Create a new layer in between these to - this is what we're going to colour on. There are basically two methods of doing this. For the larger areas, use the Magic Wand tool to select a section inside the lines layer.

[ select an area with the Magic Wand ]

Without losing the selection, move down to the new empty layer. Use the colour picker to choose the shade you want, the Fill. Notice that because the lines layer is on top, you don't have to worry about going over the edge slightly. If the Wand has missed an area, then use the Brush tool to tidy it up, on around a 1 - 3 pixel setting.

[ use the Fill tool to colour ]

At this stage, don't worry about shading your picture, just concentrate on building up the basic blocks of colour.

For smaller, more detailed sections, it's easier to use the Brush tool from the outset. Just make sure you colour in between the lines, using the top most layer as your guide. Once finished, you should have something looking like the image below.

[ image with base colours filled ]

Now make a fourth layer, on top of the colours, but beneath the lines. This is where you will add the shading. To do this, use the Eyedropper tool to pick up the base colour of an area, then open the colour mixer. Select a tone that's darker than the original, then go back to your image. Use the Brush (on around 3 pixels) to gently add shadow. Use the lines as a guide - if you have drawn a fold in some clothing for example, then you will need to add shadow to this area. Pick a direction for a light source before you start shading, as this will help you work out where the shadows will be falling. If you included shadows on the original sketch, now would be a good time to refer back to it.

The hair is often a tricky area, because of the highlights, however there is a simple method for getting a good result. Add the shadows as normal, then make another layer on top (in case it doesn't work out right the first time). Pick up the base colour again, only this time choose a much lighter shade. Again with a small brush, carefully draw some areas of highlight. This usually follows a circular path round the head, although may vary depending on your drawing. Once in place, use the Smudge tool to smear the edges, blending it in with the base a little more.

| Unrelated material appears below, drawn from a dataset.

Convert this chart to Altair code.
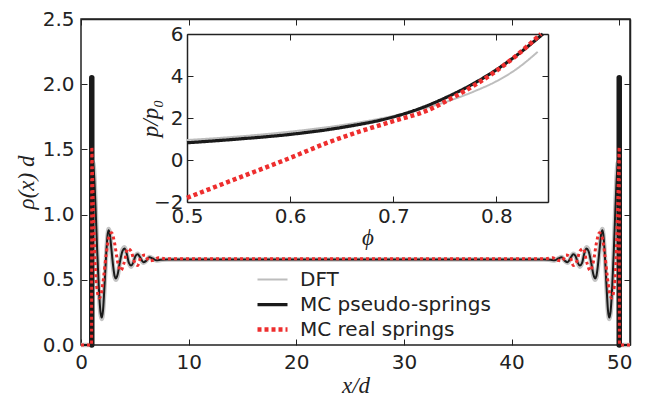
import altair as alt
import pandas as pd

# ---------------- main panel: density profiles rho(x) d vs x/d ----------------
dft_x = [0, 0.98, 1.0, 1.05, 1.12, 1.22, 1.35, 1.5, 1.65, 1.8, 1.92, 2.05, 2.2, 2.35, 2.48,
         2.57, 2.68, 2.82, 2.98, 3.12, 3.25, 3.4, 3.6, 3.85, 4.05, 4.25, 4.45, 4.65, 4.85,
         5.05, 5.27, 5.5, 5.79, 6.05, 6.35, 6.65, 7.0, 7.4, 8.0, 25.5,
         43.0, 43.6, 44.0, 44.35, 44.65, 44.95, 45.21, 45.5, 45.73, 45.95, 46.15, 46.35,
         46.55, 46.75, 46.95, 47.15, 47.4, 47.6, 47.75, 47.88, 48.02, 48.18, 48.32, 48.43,
         48.52, 48.65, 48.8, 48.95, 49.08, 49.2, 49.35, 49.5, 49.65, 49.78, 49.88, 49.95,
         50.0, 50.02, 51.0]
dft_y = [0, 0, 1.05, 1.36, 1.40, 1.33, 1.08, 0.74, 0.44, 0.25, 0.20, 0.26, 0.47, 0.71, 0.85,
         0.89, 0.86, 0.74, 0.60, 0.52, 0.50, 0.53, 0.63, 0.73, 0.75, 0.70, 0.63, 0.60, 0.63,
         0.68, 0.70, 0.67, 0.63, 0.645, 0.675, 0.665, 0.648, 0.652, 0.656, 0.656,
         0.656, 0.652, 0.648, 0.665, 0.675, 0.645, 0.63, 0.67, 0.70, 0.68, 0.63, 0.60,
         0.63, 0.70, 0.75, 0.73, 0.63, 0.53, 0.50, 0.52, 0.60, 0.74, 0.86, 0.89,
         0.85, 0.71, 0.47, 0.26, 0.20, 0.25, 0.44, 0.74, 1.08, 1.33, 1.40, 1.36,
         1.05, 0, 0]

mcp_x = [0, 0.98, 1.0, 1.05, 1.12, 1.22, 1.35, 1.5, 1.65, 1.8, 1.92, 2.05, 2.2, 2.35, 2.48,
         2.57, 2.68, 2.82, 2.98, 3.12, 3.25, 3.4, 3.6, 3.85, 4.05, 4.25, 4.45, 4.65, 4.85,
         5.05, 5.27, 5.5, 5.79, 6.05, 6.35, 6.65, 7.0, 7.4, 8.0, 25.5,
         43.0, 43.6, 44.0, 44.35, 44.65, 44.95, 45.21, 45.5, 45.73, 45.95, 46.15, 46.35,
         46.55, 46.75, 46.95, 47.15, 47.4, 47.6, 47.75, 47.88, 48.02, 48.18, 48.32, 48.43,
         48.52, 48.65, 48.8, 48.95, 49.08, 49.2, 49.35, 49.5, 49.65, 49.78, 49.88, 49.95,
         50.0, 50.02, 51.0]
mcp_y = [0, 0, 2.05, 1.42, 1.38, 1.30, 1.06, 0.73, 0.45, 0.26, 0.21, 0.27, 0.48, 0.71, 0.85,
         0.88, 0.85, 0.74, 0.61, 0.53, 0.51, 0.54, 0.63, 0.72, 0.74, 0.70, 0.63, 0.61, 0.63,
         0.68, 0.695, 0.67, 0.635, 0.645, 0.672, 0.664, 0.649, 0.653, 0.656, 0.656,
         0.656, 0.653, 0.649, 0.664, 0.672, 0.645, 0.635, 0.67, 0.695, 0.68, 0.63, 0.61,
         0.63, 0.70, 0.74, 0.72, 0.63, 0.54, 0.51, 0.53, 0.61, 0.74, 0.85, 0.88,
         0.85, 0.71, 0.48, 0.27, 0.21, 0.26, 0.45, 0.73, 1.06, 1.30, 1.38, 1.42,
         2.05, 0, 0]

mcr_x = [0, 0.98, 1.0, 1.06, 1.15, 1.3, 1.5, 1.7, 1.9, 2.1, 2.35, 2.6, 2.85, 3.1, 3.4, 3.7,
         4.0, 4.35, 4.65, 4.95, 5.25, 5.6, 5.95, 6.3, 6.7, 7.2, 7.8, 25.5,
         43.2, 43.8, 44.3, 44.7, 45.05, 45.4, 45.75, 46.05, 46.35, 46.65, 47.0, 47.3,
         47.6, 47.9, 48.15, 48.4, 48.65, 48.9, 49.1, 49.3, 49.5, 49.7, 49.85, 49.94,
         50.0, 50.02, 51.0]
mcr_y = [0, 0, 1.52, 1.35, 1.05, 0.65, 0.42, 0.36, 0.40, 0.52, 0.70, 0.83, 0.86, 0.79, 0.64,
         0.57, 0.63, 0.74, 0.72, 0.64, 0.61, 0.68, 0.69, 0.645, 0.65, 0.67, 0.662, 0.662,
         0.662, 0.67, 0.65, 0.645, 0.69, 0.68, 0.61, 0.64, 0.72, 0.74, 0.63, 0.57,
         0.64, 0.79, 0.86, 0.83, 0.70, 0.52, 0.40, 0.36, 0.42, 0.65, 1.05, 1.35,
         1.52, 0, 0]

spike_x = [1.0, 1.0, 50.0, 50.0]
spike_y = [0.0, 2.05, 0.0, 2.05]
spike_side = ["left", "left", "right", "right"]

# ---------------- inset: p/p0 vs phi ----------------
phi_dft = [0.5, 0.55, 0.6, 0.65, 0.7, 0.75, 0.78, 0.8, 0.82, 0.84]
p_dft = [0.95, 1.12, 1.35, 1.66, 2.1, 2.75, 3.3, 3.75, 4.35, 5.15]
phi_mcp = [0.5, 0.55, 0.6, 0.65, 0.7, 0.72, 0.75, 0.78, 0.8, 0.82, 0.845]
p_mcp = [0.82, 1.0, 1.22, 1.55, 2.05, 2.35, 2.95, 3.7, 4.3, 5.0, 6.0]
phi_mcr = [0.5, 0.55, 0.6, 0.635, 0.667, 0.7, 0.735, 0.755, 0.78, 0.8, 0.82, 0.843]
p_mcr = [-1.8, -0.85, 0.1, 0.8, 1.35, 1.85, 2.4, 2.9, 3.6, 4.25, 5.0, 6.0]

series_names = ["DFT", "MC pseudo-springs", "MC real springs"]
series_colors = ["#bdbdbd", "#1a1a1a", "#ee2e2e"]
series_widths = [2, 4.5, 4]
series_dash = [[1, 0], [1, 0], [4, 3]]

main_x_ticks = [0, 10, 20, 30, 40, 50]
main_y_ticks = [0.0, 0.5, 1.0, 1.5, 2.0, 2.5]
inset_x_ticks = [0.5, 0.6, 0.7, 0.8]
inset_y_ticks = [-2, 0, 2, 4, 6]

W, H = 549, 326
IX0, IX1, IY0, IY1 = 106, 467, 183, 15  # inset placement inside plot area (px)

df_dft = pd.DataFrame({"x": dft_x, "y": dft_y})
df_mcp = pd.DataFrame({"x": mcp_x, "y": mcp_y})
df_mcr = pd.DataFrame({"x": mcr_x, "y": mcr_y})
df_spk = pd.DataFrame({"x": spike_x, "y": spike_y, "side": spike_side})
di_dft = pd.DataFrame({"x": phi_dft, "y": p_dft, "series": series_names[0]})
di_mcp = pd.DataFrame({"x": phi_mcp, "y": p_mcp, "series": series_names[1]})
di_mcr = pd.DataFrame({"x": phi_mcr, "y": p_mcr, "series": series_names[2]})

mx = alt.Scale(domain=[0, 51], nice=False, zero=False)
my = alt.Scale(domain=[0, 2.5], nice=False, zero=False)
ix = alt.Scale(domain=[0.5, 0.85], range=[IX0, IX1], nice=False, zero=False)
iy = alt.Scale(domain=[-2, 6], range=[IY0, IY1], nice=False, zero=False)

TICK = 6

def tick_axis(orient, offset, values):
    return alt.Axis(orient=orient, offset=offset, values=values, labels=False,
                    domain=False, ticks=True, tickSize=TICK, title=None)

def tick_axis_dom(orient, offset, values):
    return alt.Axis(orient=orient, offset=offset, values=values, labels=False,
                    domain=True, ticks=True, tickSize=TICK, title=None)

A = alt.Chart(df_dft).mark_line(color="#c4c4c4", strokeWidth=4.5, interpolate="monotone").encode(
    x=alt.X("x:Q", scale=mx, axis=alt.Axis(orient="bottom", values=main_x_ticks, ticks=False,
                                           domain=False, labelPadding=7, title="x/d",
                                           titlePadding=2)),
    y=alt.Y("y:Q", scale=my, axis=alt.Axis(orient="left", values=main_y_ticks, format=".1f",
                                           ticks=False, domain=False, labelPadding=7,
                                           title="ρ(x) d", titlePadding=4)),
)
B = alt.Chart(df_mcp).mark_line(color="#1a1a1a", strokeWidth=2, interpolate="monotone").encode(
    x=alt.X("x:Q", scale=mx, axis=tick_axis("top", -H, main_x_ticks)),
    y=alt.Y("y:Q", scale=my, axis=tick_axis("right", -W, main_y_ticks)),
)
S = alt.Chart(df_spk).mark_line(color="#1a1a1a", strokeWidth=5.5, strokeCap="round").encode(
    x=alt.X("x:Q", scale=mx, axis=None),
    y=alt.Y("y:Q", scale=my, axis=None),
    detail="side:N",
)
C = alt.Chart(df_mcr).mark_line(color="#ee2e2e", strokeWidth=3, strokeDash=[3, 3],
                                interpolate="monotone").encode(
    x=alt.X("x:Q", scale=mx, axis=tick_axis_dom("bottom", -H, main_x_ticks)),
    y=alt.Y("y:Q", scale=my, axis=tick_axis_dom("left", -W, main_y_ticks)),
)

leg = alt.Legend(orient="none", legendX=174, legendY=248, title=None, symbolType="stroke",
                 symbolSize=900, clipHeight=25, labelFontSize=20, labelFont="DejaVu Sans",
                 labelColor="#222", labelOffset=10, rowPadding=0, padding=0, labelLimit=0)
col = alt.Color("series:N", scale=alt.Scale(domain=series_names, range=series_colors), legend=leg)
sw = alt.StrokeWidth("series:N", scale=alt.Scale(domain=series_names, range=series_widths), legend=leg)
sd = alt.StrokeDash("series:N", scale=alt.Scale(domain=series_names, range=series_dash), legend=leg)

D = alt.Chart(di_dft).mark_line(interpolate="monotone").encode(
    x=alt.X("x:Q", scale=ix, axis=alt.Axis(orient="bottom", offset=-(H - IY0), values=inset_x_ticks,
                                           format=".1f", ticks=False, domain=True, labelPadding=4,
                                           title="ϕ", titlePadding=0)),
    y=alt.Y("y:Q", scale=iy, axis=alt.Axis(orient="left", offset=-IX0, values=inset_y_ticks,
                                           format="d", ticks=False, domain=True, labelPadding=4,
                                           title="p/p₀", titleX=-25)),
    color=col, strokeWidth=sw, strokeDash=sd,
)
E = alt.Chart(di_mcp).mark_line(interpolate="monotone").encode(
    x=alt.X("x:Q", scale=ix, axis=tick_axis_dom("bottom", -(H - IY1), inset_x_ticks)),
    y=alt.Y("y:Q", scale=iy, axis=tick_axis_dom("left", -IX1, inset_y_ticks)),
    color=col, strokeWidth=sw, strokeDash=sd,
)
F = alt.Chart(di_mcr).mark_line(interpolate="monotone").encode(
    x=alt.X("x:Q", scale=ix, axis=tick_axis("top", -IY0, inset_x_ticks)),
    y=alt.Y("y:Q", scale=iy, axis=tick_axis("right", -(W - IX0), inset_y_ticks)),
    color=col, strokeWidth=sw, strokeDash=sd,
)

chart = alt.layer(A, B, S, C, D, E, F).resolve_scale(
    x="independent", y="independent"
).properties(
    width=W, height=H,
    autosize=alt.AutoSizeParams(type="none"),
    padding={"left": 73, "top": 11, "right": 8, "bottom": 52},
).configure_view(
    stroke="#222", strokeWidth=1.5
).configure_axis(
    labelFont="DejaVu Sans", labelFontSize=20, labelColor="#222",
    tickColor="#222", tickWidth=1, domainColor="#222", domainWidth=1.5,
    grid=False, labelFlush=False, labelOverlap=False,
    titleFont="Liberation Serif", titleFontStyle="italic", titleFontWeight="normal",
    titleFontSize=23, titleColor="#222",
)

chart.save("out.html", embed_options={"renderer": "svg", "actions": False})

[ adding a highlight to the hair ]

Choose an even lighter colour, then add a very thin line with the Brush to the middle of the highlight. This should give the overall effect of light falling onto the hair. Merge this layer with the shadows layer when you are satisfied.

[ the finished image ]

That's pretty much all there is to it. Make sure that all the layers are visible and Save For Web. Keep a copy of the .psd file too, in case you wish to come back to it later.

A nice effect can be achieved by linking the two coloured layers and shifting them off by a couple of pixels. This slightly mis-aligns the fills, creating a more cartoon-ish look and feel.